ÇÖZÜM BASİT AMA BAŞARI KESİN
İstanbul, Ankara ve İzmir'deki hekimlere kızanlar görüyoruz. Onlara kızmaya hakkımız yok. Çünkü önlerine onları sandığa çekecek bir alternatif konmadı. Bu illerde çalışan, ülkesine bağlı sıradan bir hekimin sandığa gitmesi için hiçbir neden yok.
Bu nedenle, bölücü olmayan her eğilimden Türk hekiminin, bir araya gelerek ortak listeler oluşturması ve yaratacağı rüzgârı da sandığa taşıması şart.
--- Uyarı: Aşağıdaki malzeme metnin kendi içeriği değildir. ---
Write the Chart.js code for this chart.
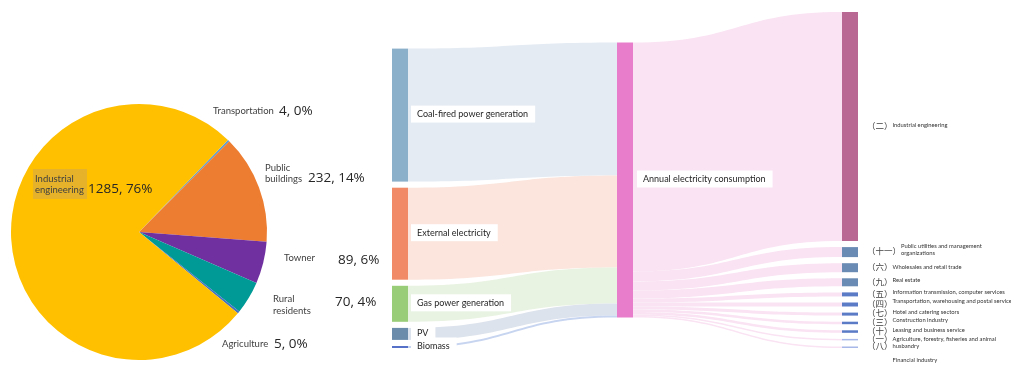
<!DOCTYPE html>
<html>
<head>
<meta charset="utf-8">
<script src="https://cdn.jsdelivr.net/npm/chart.js@4/dist/chart.umd.min.js"></script>
<style>
  html, body { margin: 0; padding: 0; background: #fff; }
  #wrap { position: relative; width: 1011px; height: 368px; overflow: hidden; }
  #pieChart { position: absolute; left: 0; top: 0; }
  #flowChart { position: absolute; left: 380px; top: 0; }
</style>
</head>
<body>
<div id="wrap">
  <canvas id="pieChart" width="380" height="368"></canvas>
  <canvas id="flowChart" width="631" height="368"></canvas>
</div>
<script>
// Electricity use by sector (pie)
const pieLabels = ["Transportation", "Public buildings", "Towner", "Rural residents", "Agriculture", "Industrial engineering"];
const pieValues = [4, 232, 89, 70, 5, 1285];
const piePercents = [0, 14, 6, 4, 0, 76];

// Supply -> annual consumption -> sectors (flow diagram)
const sourceNames = ["Coal-fired power generation", "External electricity", "Gas power generation", "PV", "Biomass"];
const sourceValues = [1330, 920, 360, 120, 20];
const totalName = "Annual electricity consumption";
const sectorNumerals = ["（二）", "（十一）", "（六）", "（九）", "（五）", "（四）", "（七）", "（三）", "（十）", "（一）", "（八）"];
const sectorNames = [
  "Industrial engineering",
  "Public utilities and management\norganizations",
  "Wholesales and retail trade",
  "Real estate",
  "Information transmission, computer services",
  "Transportation, warehousing and postal services",
  "Hotel and catering sectors",
  "Construction industry",
  "Leasing and business service",
  "Agriculture, forestry, fisheries and animal\nhusbandry",
  "Financial industry"
];
const sectorValues = [2290, 100, 90, 80, 40, 40, 30, 25, 25, 15, 15];

// ---- styles ----
const pieColors = ["#5B9BD5", "#ED7D31", "#7030A0", "#009A96", "#4472C4", "#FFC000"];
// where each pie label sits (name block left/centre, value left/centre)
const pieLabelSpots = [
  { nx: 213, ny: 111, vx: 279, vy: 111 },
  { nx: 265, ny: 173.5, vx: 308, vy: 178, wrap: true },
  { nx: 284, ny: 258, vx: 338, vy: 260 },
  { nx: 273, ny: 305, vx: 335, vy: 302, wrap: true },
  { nx: 222, ny: 344, vx: 274, vy: 344 },
  { nx: 35, ny: 184.5, vx: 88, vy: 189, wrap: true, box: { x: 33, y: 169, w: 54, h: 30 } }
];

const sourceColors = ["#8BB0CA", "#F18A66", "#9ACD78", "#6B8CAA", "#5572C8"];
const sourceLinkColors = ["#E4EBF3", "#FBE5DD", "#E9F3E2", "#DDE3EC", "#C8D5F0"];
const totalColor = "#E87DCB";
const totalLinkColor = "#FAE3F3";
const sectorColors = ["#B86893", "#6A8BB4", "#6A8BB4", "#6A8BB4", "#5B7BC6", "#5B7BC6", "#5B7BC6", "#5B7BC6", "#5B7BC6", "#A8B8E8", "#A8B8E8"];
const sectorNameDy = [-1, -6, -1, -2, -2, -3, -2, -3, -1, -1, 12.5];
const nodeWidth = 16;
const nodeGap = 61;
const columnAlign = ["end", "center", "start"];

const sum = arr => arr.reduce((a, b) => a + b, 0);
const columnValues = [sourceValues, [sum(sourceValues)], sectorValues];
const yMax = Math.max(...columnValues.map(c => sum(c) + nodeGap * (c.length - 1)));

function stackColumn(values, align) {
  const span = sum(values) + nodeGap * (values.length - 1);
  let start = align === "end" ? yMax - span : align === "center" ? (yMax - span) / 2 : 0;
  return values.map(v => {
    const n = { y0: start, y1: start + v };
    start += v + nodeGap;
    return n;
  });
}

// pie labels
const pieLabelPlugin = {
  id: "pieLabels",
  afterDraw(chart) {
    const ctx = chart.ctx;
    ctx.save();
    ctx.textBaseline = "middle";
    ctx.textAlign = "left";
    pieLabels.forEach((name, i) => {
      const s = pieLabelSpots[i];
      if (s.box) {
        ctx.fillStyle = "#E6B22A";
        ctx.fillRect(s.box.x, s.box.y, s.box.w, s.box.h);
      }
      const lines = s.wrap ? name.split(" ") : [name];
      ctx.font = "9.5px Lato";
      ctx.fillStyle = "#404040";
      lines.forEach((ln, k) => ctx.fillText(ln, s.nx, s.ny + (k - (lines.length - 1) / 2) * 11.5));
      ctx.font = "13.5px 'Open Sans'";
      ctx.fillStyle = "#262626";
      ctx.fillText(pieValues[i] + ", " + piePercents[i] + "%", s.vx, s.vy);
    });
    ctx.restore();
  }
};

new Chart(document.getElementById("pieChart"), {
  type: "pie",
  data: {
    labels: pieLabels,
    datasets: [{ data: pieValues, backgroundColor: pieColors, borderWidth: 0, hoverOffset: 0, offset: 0 }]
  },
  options: {
    responsive: false,
    animation: false,
    rotation: 44,
    layout: { padding: { left: 11, right: 113, top: 104, bottom: 8 } },
    plugins: { legend: { display: false }, tooltip: { enabled: false } }
  },
  plugins: [pieLabelPlugin]
});

// flow diagram drawn on the chart's x (column) and y (value) scales
function band(ctx, x0, a0, b0, x1, a1, b1, color) {
  const xm = (x0 + x1) / 2;
  ctx.beginPath();
  ctx.moveTo(x0, a0);
  ctx.bezierCurveTo(xm, a0, xm, a1, x1, a1);
  ctx.lineTo(x1, b1);
  ctx.bezierCurveTo(xm, b1, xm, b0, x0, b0);
  ctx.closePath();
  ctx.fillStyle = color;
  ctx.fill();
}

function labelBox(ctx, text, x, yc) {
  const w = ctx.measureText(text).width;
  ctx.fillStyle = "#fff";
  ctx.fillRect(x, yc - 8.5, w + 13, 17);
  ctx.fillStyle = "#262626";
  ctx.fillText(text, x + 6, yc);
}

const flowPlugin = {
  id: "flow",
  afterDatasetsDraw(chart) {
    const { ctx, scales: { x, y } } = chart;
    const cols = columnValues.map((vals, c) => stackColumn(vals, columnAlign[c]));
    const px = c => x.getPixelForValue(c);
    const py = v => y.getPixelForValue(v);
    const [srcNodes, [total], secNodes] = cols;

    ctx.save();
    // links: sources into the total
    let t = total.y0;
    srcNodes.forEach((n, i) => {
      const v = sourceValues[i];
      band(ctx, px(0) + nodeWidth, py(n.y0), py(n.y1), px(1), py(t), py(t + v), sourceLinkColors[i]);
      t += v;
    });
    // links: total out to sectors
    t = total.y0;
    secNodes.forEach((n, i) => {
      const v = sectorValues[i];
      band(ctx, px(1) + nodeWidth, py(t), py(t + v), px(2), py(n.y0), py(n.y1), totalLinkColor);
      t += v;
    });

    // nodes
    const node = (c, n, color) => {
      ctx.fillStyle = color;
      ctx.fillRect(px(c), py(n.y0), nodeWidth, py(n.y1) - py(n.y0));
    };
    srcNodes.forEach((n, i) => node(0, n, sourceColors[i]));
    node(1, total, totalColor);
    secNodes.forEach((n, i) => node(2, n, sectorColors[i]));

    // labels
    ctx.textBaseline = "middle";
    ctx.textAlign = "left";
    ctx.font = "9px Lato";
    srcNodes.forEach((n, i) => {
      labelBox(ctx, sourceNames[i], px(0) + nodeWidth + 3, (py(n.y0) + py(n.y1)) / 2 - 1);
    });
    labelBox(ctx, totalName, px(1) + nodeWidth + 4, (py(total.y0) + py(total.y1)) / 2 - 1);

    secNodes.forEach((n, i) => {
      const yc = (py(n.y0) + py(n.y1)) / 2;
      const nx = px(2) + nodeWidth + 9;
      ctx.font = "8.5px 'Noto Sans CJK SC'";
      ctx.fillStyle = "#404040";
      ctx.fillText(sectorNumerals[i], nx, yc - 1);
      const tx = nx + ctx.measureText(sectorNumerals[i]).width;
      ctx.font = "5.8px Lato";
      ctx.fillStyle = "#333";
      sectorNames[i].split("\n").forEach((ln, k) => {
        ctx.fillText(ln, tx, yc + sectorNameDy[i] + k * 7.5);
      });
    });
    ctx.restore();
  }
};

new Chart(document.getElementById("flowChart"), {
  type: "scatter",
  data: { datasets: [] },
  options: {
    responsive: false,
    animation: false,
    layout: { padding: { left: 12, right: 169, top: 12, bottom: 20 } },
    scales: {
      x: { type: "linear", min: 0, max: 2, display: false },
      y: { type: "linear", min: 0, max: yMax, reverse: true, display: false }
    },
    plugins: { legend: { display: false }, tooltip: { enabled: false } }
  },
  plugins: [flowPlugin]
});
</script>
</body>
</html>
Cumhuriyetçi hekimlerin ayrı, muhafazakâr hekimlerin ayrı, milliyetçi hekimlerin ayrı listeleri olmamalı. Bu grupların liderleri var. En üst düzeyde bir araya gelmeli ve bir strateji belirlemeliler. Vatansevermillî zeminde, hekim hakları mücadelesini de yönetecek olan önderlik hızla toplanmalı. Bu gruplar birbirlerine sadakatle bağlı olmalı, arkadan iş çevirmemeli. Doğru program ve düzgün, liyakâtli adaylar öne çıkarıldığında, Türk hekiminin bölücü güruhu TTB ve bağlı odaların yönetiminden söküp attığını hep birlikte göreceğiz.
Şebnem Korur Fincancı, açık PKK desteğiyle öyle bir pas verdi ki, bu topu ıskalamak Dünya Kupası finalinde son penaltıyı kaçırmaya benzer. Fincancı'nın hekim haklarıyla, Türkiye'de sağlık alanının geliştirilmesiyle hiçbir ilgisinin olmadığı, Türk hekiminin kürsüsünü PKKFETÖ kürsüsüne çevirdiği artık her hekim tarafından görülüyor.
Bu tarihi fırsat mutlaka değerlendirilmeli.